Women accuse Egyptian military of sexual assault

Women protesters and rights groups on Wednesday accused Egyptian troops and prison authorities of sexual assault during the latest crackdown on demonstrations, reviving allegations they are using abuse to intimidate female detainees and protesters.

The charges added new tension to Egypt's presidential election campaign, just two weeks before the voting. More than a dozen women were among more than 300 protesters detained following a protest outside the Defence Ministry in Cairo last weekend. In charges that recalled dark incidents from earlier protests, rights activist Aida Seif al-Dawla said that female prison guards sexually assaulted some women by inspecting their vaginas under the pretext of searching for drugs.

"This is a sexual assault," activist Seif al-Dawla said. "The women are injured, physically and emotionally." Some of the released female detainees also said they were verbally and sexually abused by troops after they were detained.

One of them, Aya Kamal, testified on Tuesday before the parliament's human rights committee about abuses as she was being arrested. Kamal told the committee in the televised testimony that she was holed up in a mosque to escape troops charging in to break up the protest.

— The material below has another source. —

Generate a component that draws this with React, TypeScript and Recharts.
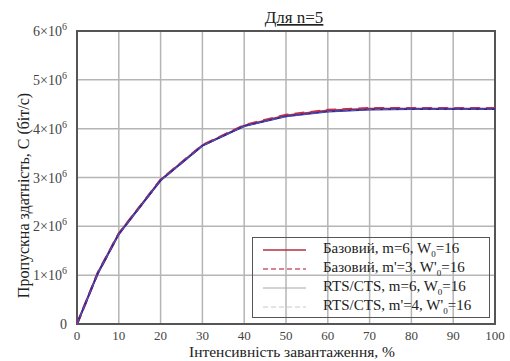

She said soldiers stormed the mosque and then took turns insulting, groping, smacking and spitting at her and other female detainees. She said male detainees were also beaten and threatened with sexual assault. One soldier hit her with a club on the head, knocking her unconscious for a few seconds, while another tried to remove her head veil, which many conservative Muslim women in Egypt wear. At one military facility, Kamal said soldiers celebrated the arrival of detainees.

"They insulted us girls, they opened the windows (of the van) and tried to reach out to touch our bodies and harass us. We were threatened with sexual assault, and we were threatened that if any one of us opened her mouth, she would be thrown to the soldiers outside, and she knows what would happen to her," she told the committee, choking back tears.